CHARLESTON -- Attorney General Darrell McGraw's office is warning West Virginians about a scam that many have received in their e-mail inboxes.
The official looking e-mail purports to be from the Internal Revenue Service and advises the consumer that they have a refund coming to them. The consumer is told to click a link that will take him to the form needed to claim his refund. The form will ask the consumer to provide personal identifying information such as Social Security numbers or bank account numbers.
This type of scam, called "phishing," is used to obtain personal information from a consumer so that the scamster can steal the consumer's identity.
Variations of this scam have been around since 2005 when scamsters discovered a security flaw in the IRS Web site. This flaw enabled the scamsters to send consumers to the official IRS Web site, and then redirect them to the scamster's site.

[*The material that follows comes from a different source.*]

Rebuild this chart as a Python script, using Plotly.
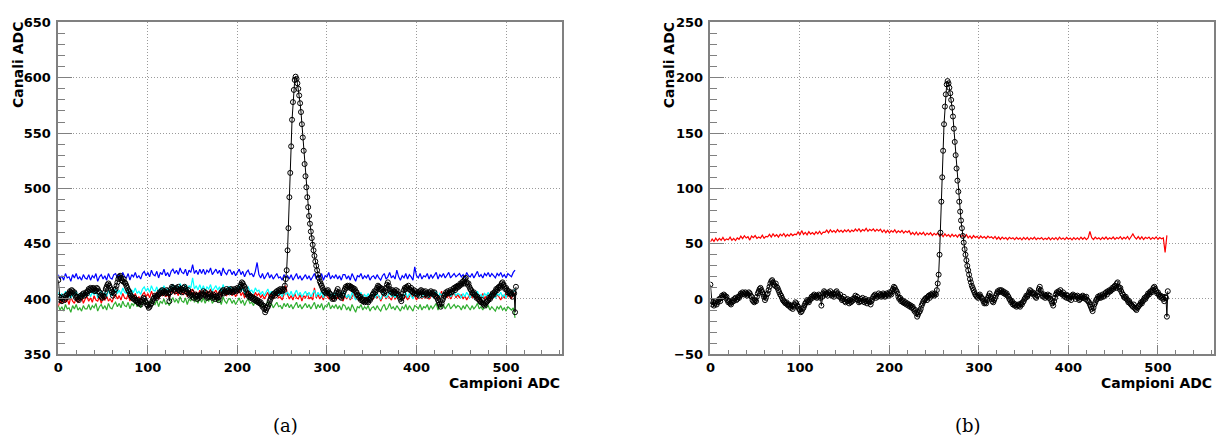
import numpy as np
import plotly.graph_objects as go

# ---------------- data ----------------
# Raw ADC traces (panel a), one value every 2 samples (samples 0..510)
BLUE_A = [
    422,418,421,417,423,419,420,416,422,419,423,418,420,417,422,419,
    418,422,417,421,419,423,416,420,422,418,421,417,423,419,418,422,
    423,419,422,418,424,420,419,423,417,422,420,424,419,421,418,423,
    425,421,424,420,426,422,421,425,419,424,422,427,421,424,420,425,
    427,423,426,422,428,424,423,427,421,426,424,431,423,426,422,427,
    423,427,422,426,424,428,422,425,427,423,426,421,428,424,422,426,
    426,422,425,421,424,427,422,425,420,424,426,422,423,420,425,433,
    422,419,423,418,421,424,419,422,418,421,423,419,420,417,422,419,
    421,418,422,417,420,423,418,421,417,420,422,418,421,417,420,423,
    418,422,419,423,417,421,420,424,418,421,419,422,418,421,417,422,
    422,418,421,417,423,419,416,421,420,423,418,421,419,422,417,420,
    421,418,422,419,417,421,423,418,420,424,419,421,418,426,420,417,
    421,419,423,418,422,420,417,429,421,419,423,418,421,420,423,418,
    422,419,421,424,418,422,420,423,419,422,424,419,421,423,420,422,
    423,420,422,419,424,421,420,423,419,422,425,420,422,419,423,421,
    424,420,423,421,419,423,421,424,420,422,419,423,421,420,424,426,
]
CYAN_A = [
    406,402,405,401,407,403,404,400,406,403,407,402,404,401,406,403,
    403,407,402,406,404,408,401,405,407,403,406,402,408,404,403,407,
    409,405,408,404,410,406,405,409,403,408,406,410,405,407,404,409,
    411,407,410,406,412,408,407,411,405,410,408,412,407,409,406,411,
    413,409,412,408,414,410,409,413,407,412,410,419,409,412,408,413,
    408,412,407,411,409,413,407,410,412,408,411,406,413,409,407,411,
    411,407,410,406,409,412,407,410,405,409,411,407,408,405,410,407,
    408,404,407,403,406,409,404,407,403,406,408,404,405,402,407,404,
    406,403,407,402,405,408,403,406,402,405,407,403,406,402,405,408,
    402,406,403,407,401,405,404,408,402,405,403,406,402,405,401,406,
    405,401,404,400,406,402,399,404,403,406,401,404,402,405,400,403,
    404,401,405,402,400,404,406,401,403,407,402,404,401,405,403,400,
    404,402,406,401,405,403,400,405,404,402,406,401,404,403,406,401,
    405,402,404,407,401,405,403,406,402,405,407,402,404,406,403,405,
    404,401,405,402,406,403,401,405,402,404,407,402,404,401,405,403,
    406,402,405,403,401,405,403,406,402,404,401,406,404,407,405,409,
]
RED_A = [
    393,399,396,401,397,400,395,402,398,396,401,397,399,403,396,400,
    402,398,401,397,403,399,398,402,396,401,399,403,398,400,397,402,
    404,400,403,399,405,401,400,404,398,403,401,405,400,402,399,404,
    406,402,405,401,407,403,402,406,400,405,403,407,402,404,401,406,
    408,404,407,403,409,405,404,408,402,407,405,409,404,406,403,408,
    404,408,403,407,405,409,403,406,408,404,407,402,409,405,403,407,
    407,403,406,402,405,408,403,406,401,405,407,403,404,401,406,403,
    405,401,404,400,403,406,401,404,400,403,405,401,402,399,404,412,
    404,400,403,399,405,401,400,404,398,403,401,405,400,402,399,410,
    401,404,400,403,399,405,402,400,404,399,402,406,400,403,401,398,
    403,400,404,399,402,405,400,403,399,401,404,400,402,398,403,401,
    400,404,401,403,398,402,405,400,403,401,399,404,400,402,405,399,
    404,400,403,399,402,405,401,403,399,402,406,400,403,401,404,400,
    402,406,401,404,400,403,407,402,405,401,404,400,403,406,401,404,
    401,404,400,403,399,402,405,401,404,400,403,398,402,405,400,403,
    404,400,403,406,401,404,402,399,403,401,405,402,404,400,406,405,
]
GREEN_A = [
    394,390,393,389,395,391,392,388,394,391,395,390,392,389,394,391,
    391,395,390,394,392,396,389,393,395,391,394,390,396,392,391,395,
    397,393,396,392,398,394,393,397,391,396,394,398,393,395,392,397,
    399,395,398,394,400,396,395,399,393,398,396,400,395,397,394,399,
    401,397,400,396,402,398,397,401,395,400,398,405,397,400,396,401,
    397,401,396,400,398,402,396,399,401,397,400,395,402,398,396,400,
    400,396,399,395,398,401,396,399,394,398,400,396,397,394,399,396,
    397,393,396,392,395,398,393,396,392,395,397,393,394,391,396,393,
    396,392,395,391,394,397,392,395,391,394,396,392,395,391,394,397,
    391,395,392,396,390,394,393,397,391,394,392,395,391,394,390,395,
    394,390,393,389,395,391,388,393,392,395,390,393,391,394,389,392,
    393,390,394,391,389,393,395,390,392,396,391,393,390,394,392,389,
    393,391,395,390,394,392,389,394,393,391,395,390,393,392,395,390,
    394,391,393,396,390,394,392,395,391,394,396,391,393,395,392,394,
    393,390,394,391,395,392,390,394,391,393,396,391,393,390,394,392,
    394,390,393,391,389,393,391,394,390,392,389,393,391,390,392,383,
]

# Pedestal-subtracted signal, every sample 0..511 (panel b, black)
SIGNAL = [
    13,-2,-5,-3,-6,-4,-2,-5,-3,-1,0,-2,1,3,2,4,
    3,1,2,-1,-3,-2,-4,-5,-3,-1,-2,0,1,-1,0,2,
    1,3,5,4,6,5,4,6,5,3,4,6,5,3,2,-1,
    -2,-3,-1,-2,2,5,7,9,10,8,6,4,2,-1,1,4,
    5,8,11,14,16,17,15,13,12,14,11,10,8,6,4,3,
    1,-1,-2,-3,-4,-3,-5,-6,-5,-7,-8,-6,-9,-7,-5,-3,
    -4,-6,-7,-9,-10,-12,-11,-9,-8,-6,-4,-3,-1,-2,-3,-1,
    0,2,1,3,4,2,3,1,2,4,3,1,-6,2,5,7,
    6,4,5,3,6,5,7,4,3,5,2,4,6,7,5,3,
    2,4,1,-1,0,2,-2,-3,-1,0,-2,-4,-1,-3,-2,0,
    -1,1,3,0,2,-1,-3,-2,0,-2,1,-1,-3,0,-2,-4,
    -2,-1,-3,-5,-2,0,2,3,4,1,3,2,5,3,4,2,
    3,5,4,2,3,5,4,3,6,5,4,7,9,11,10,8,
    7,5,2,0,1,-2,-1,-3,-2,-4,-3,-5,-4,-6,-5,-7,
    -6,-8,-7,-9,-11,-10,-13,-16,-14,-12,-11,-9,-6,-4,-2,-1,
    0,1,-1,2,3,1,4,3,5,4,3,5,4,8,14,22,
    40,60,88,110,134,158,174,185,194,197,195,191,186,180,173,165,
    154,142,130,118,107,97,88,79,71,64,57,51,45,40,35,30,
    26,22,18,15,12,10,8,6,4,3,2,1,3,4,2,1,
    0,-2,-4,-3,-4,-1,1,3,5,2,0,-2,-3,-1,1,3,
    5,7,6,8,7,8,6,7,5,6,4,5,3,2,0,-1,
    -3,-2,-5,-4,-6,-5,-7,-6,-5,-6,-7,-4,-5,-3,-2,0,
    1,3,2,4,6,8,7,5,6,4,5,2,1,3,6,9,
    11,8,5,3,2,4,1,3,2,4,1,3,0,-2,-4,-6,
    -2,1,4,6,5,7,6,8,5,4,6,3,2,4,1,3,
    1,0,2,-1,3,4,2,3,0,2,3,1,-1,0,2,1,
    3,1,2,0,2,-1,-2,-3,-5,-7,-9,-11,-8,-5,-3,-1,
    0,2,1,3,1,2,4,2,3,5,6,4,7,6,8,7,
    8,10,9,11,12,10,14,15,11,9,10,7,5,4,2,1,
    2,0,-1,-3,-2,-4,-5,-6,-7,-5,-8,-9,-10,-8,-7,-6,
    -5,-3,-4,-2,-1,1,0,2,3,5,4,6,7,6,8,10,
    11,9,7,5,6,4,2,3,1,2,0,-2,2,1,-16,7,
]
PEDESTAL = 404  # ADC channels added back to show the raw black trace in panel a

# Panel b red trace, every 2 samples
RED_B = [
    51.5,54.2,52.0,55.0,52.6,54.8,53.1,55.6,52.9,54.3,53.5,55.9,53.0,54.7,52.8,55.2,
    54.0,56.8,54.6,57.2,55.1,56.3,53.2,56.9,55.4,57.3,54.8,56.1,55.0,57.6,54.9,56.6,
    56.2,58.4,56.0,58.9,56.7,58.1,55.9,58.6,57.0,59.2,56.4,58.3,56.8,59.0,57.3,58.5,
    58.1,60.6,57.9,61.8,58.4,60.2,58.0,60.9,58.7,60.1,58.3,60.7,58.9,61.2,58.5,60.4,
    60.2,62.3,59.8,62.6,60.5,61.9,60.1,62.8,60.7,62.0,60.3,62.4,60.9,62.7,60.4,62.2,
    61.0,63.2,61.4,63.5,60.9,62.8,61.6,63.9,61.2,63.0,61.7,63.4,61.1,62.9,61.5,63.1,
    60.3,62.4,60.0,62.1,59.7,61.8,60.4,62.5,59.9,61.6,60.2,61.9,59.6,61.4,60.1,61.7,
    58.4,60.1,58.0,60.5,57.8,59.9,58.3,60.2,57.6,59.5,58.1,59.8,57.4,59.3,57.9,59.6,
    56.7,58.6,56.3,58.9,56.8,58.2,56.1,58.5,56.6,58.0,55.9,58.3,56.4,57.8,56.0,58.1,
    55.2,57.0,54.8,57.3,55.5,56.6,54.6,56.9,55.1,56.4,54.7,56.8,55.3,56.2,54.5,56.5,
    54.1,56.0,53.8,55.9,54.3,55.5,53.6,55.8,54.4,55.3,53.7,55.6,54.0,55.2,53.5,55.7,
    53.9,55.6,53.4,55.3,54.0,55.8,53.7,55.1,54.2,55.5,53.6,55.0,53.9,55.7,53.5,55.2,
    53.8,55.4,53.5,55.9,54.1,55.2,53.6,55.6,54.0,55.1,53.4,55.5,53.9,55.3,53.7,55.8,
    54.0,55.7,53.6,55.2,61.0,55.5,53.8,55.9,54.2,55.3,53.7,55.6,54.1,56.0,53.9,55.4,
    54.3,56.0,53.9,55.6,54.5,56.3,54.0,55.8,54.4,56.5,53.8,56.1,58.8,55.9,54.2,56.4,
    54.1,56.2,53.8,55.7,54.6,56.0,53.9,55.5,54.3,56.1,54.0,55.6,54.4,55.2,42.0,57.5,
]

# axis ticks and labels
X_TICKS = [0, 100, 200, 300, 400, 500]
Y_TICKS_A = [350, 400, 450, 500, 550, 600, 650]
Y_TICKS_B = [-50, 0, 50, 100, 150, 200, 250]
X_TITLE = "Campioni ADC"
Y_TITLE = "Canali ADC"
X_MAX = 562.1

# ---------------- figure ----------------
W, H = 1220, 448
GREEN = "#2fae2f"

def xs_every2(vals):
    return np.arange(len(vals)) * 2

def bold_labels(vals):
    return ["<b>" + str(v).replace("-", "\u2212") + "</b>" for v in vals]

fig = go.Figure()

for vals, col in [(BLUE_A, "#0000ff"), (RED_A, "#ff0000"), (CYAN_A, "#00ffff"), (GREEN_A, GREEN)]:
    fig.add_trace(go.Scatter(x=xs_every2(vals), y=vals, mode="lines",
                             line=dict(color=col, width=1.2), xaxis="x", yaxis="y",
                             hoverinfo="skip", showlegend=False))

raw_black = np.array(SIGNAL) + PEDESTAL
marker = dict(symbol="circle-open", size=5, color="#000000", line=dict(width=1, color="#1a1a1a"))
fig.add_trace(go.Scatter(x=np.arange(len(SIGNAL)), y=raw_black, mode="lines+markers",
                         line=dict(color="#000000", width=1), marker=marker,
                         xaxis="x", yaxis="y", hoverinfo="skip", showlegend=False))

fig.add_trace(go.Scatter(x=xs_every2(RED_B), y=RED_B, mode="lines",
                         line=dict(color="#ff0000", width=1.2), xaxis="x2", yaxis="y2",
                         hoverinfo="skip", showlegend=False))
fig.add_trace(go.Scatter(x=np.arange(len(SIGNAL)), y=SIGNAL, mode="lines+markers",
                         line=dict(color="#000000", width=1), marker=marker,
                         xaxis="x2", yaxis="y2", hoverinfo="skip", showlegend=False))

FRAME = "#808080"
GRID = "#9a9a9a"
tickfont = dict(family="DejaVu Sans", size=13, color="#000000")

def xaxis(domain, anchor):
    return dict(domain=domain, anchor=anchor, range=[0, X_MAX],
                tickmode="array", tickvals=X_TICKS, ticktext=bold_labels(X_TICKS),
                ticks="inside", ticklen=10, tickwidth=1, tickcolor=FRAME,
                minor=dict(ticks="inside", ticklen=5, tick0=0, dtick=20, tickcolor=FRAME, showgrid=False),
                showgrid=True, gridcolor=GRID, griddash="1px,2px", gridwidth=1,
                showline=True, linecolor=FRAME, linewidth=1.5, mirror=True,
                zeroline=False, tickfont=tickfont, ticklabelstandoff=0)

def yaxis(domain, anchor, rng, ticks):
    return dict(domain=domain, anchor=anchor, range=rng,
                tickmode="array", tickvals=ticks, ticktext=bold_labels(ticks),
                ticks="inside", ticklen=14, tickwidth=1, tickcolor=FRAME,
                minor=dict(ticks="inside", ticklen=7, tick0=0, dtick=10, tickcolor=FRAME, showgrid=False),
                showgrid=True, gridcolor=GRID, griddash="1px,2px", gridwidth=1,
                showline=True, linecolor=FRAME, linewidth=1.5, mirror=True,
                zeroline=False, tickfont=tickfont, ticklabelstandoff=3)

ydom = [1 - 359.3 / H, 1 - 16 / H]
fig.update_layout(
    width=W, height=H, margin=dict(l=0, r=0, t=0, b=0),
    paper_bgcolor="white", plot_bgcolor="white",
    xaxis=xaxis([53.5 / W, 559 / W], "y"),
    yaxis=yaxis(ydom, "x", [350, 650], Y_TICKS_A),
    xaxis2=xaxis([708.3 / W, 1213.5 / W], "y2"),
    yaxis2=yaxis(ydom, "x2", [-50, 250], Y_TICKS_B),
)

title_font = dict(family="DejaVu Sans", size=14, color="#000000")
caption_font = dict(family="DejaVu Serif", size=18, color="#000000")
annots = [
    dict(text="<b>" + Y_TITLE + "</b>", x=13 / W, y=1 - 60 / H, textangle=-90, font=title_font),
    dict(text="<b>" + Y_TITLE + "</b>", x=667 / W, y=1 - 60 / H, textangle=-90, font=title_font),
    dict(text="<b>" + X_TITLE + "</b>", x=559 / W, y=1 - 379 / H, xanchor="right", yanchor="top", font=title_font),
    dict(text="<b>" + X_TITLE + "</b>", x=1213.5 / W, y=1 - 379 / H, xanchor="right", yanchor="top", font=title_font),
    dict(text="(a)", x=282 / W, y=1 - 433 / H, font=caption_font),
    dict(text="(b)", x=967 / W, y=1 - 433 / H, font=caption_font),
]
for a in annots:
    a.update(xref="paper", yref="paper", showarrow=False)
    a.setdefault("xanchor", "center")
    a.setdefault("yanchor", "middle")
fig.update_layout(annotations=annots)

fig.write_html("out.html")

Now that the security flaw in the government Web site has been corrected, potential victims are taken directly to the phony site.
"Consumers should remember that the I.R.S. will not contact them by e-mail regarding a refund," McGraw said in a press release.
New security freeze legislation went into effect in West Virginia in June of this year. The new law allows consumers to freeze their credit reports. Once a consumer places a freeze on his credit report, credit reporting bureaus are prohibited from releasing all or any part of the consumer's credit report or any information derived from it without the express authorization of the consumer.
"Any consumers who have responded to this phishing scam should contact my Consumer Protection Division and request information on how to freeze their credit reports," McGraw said.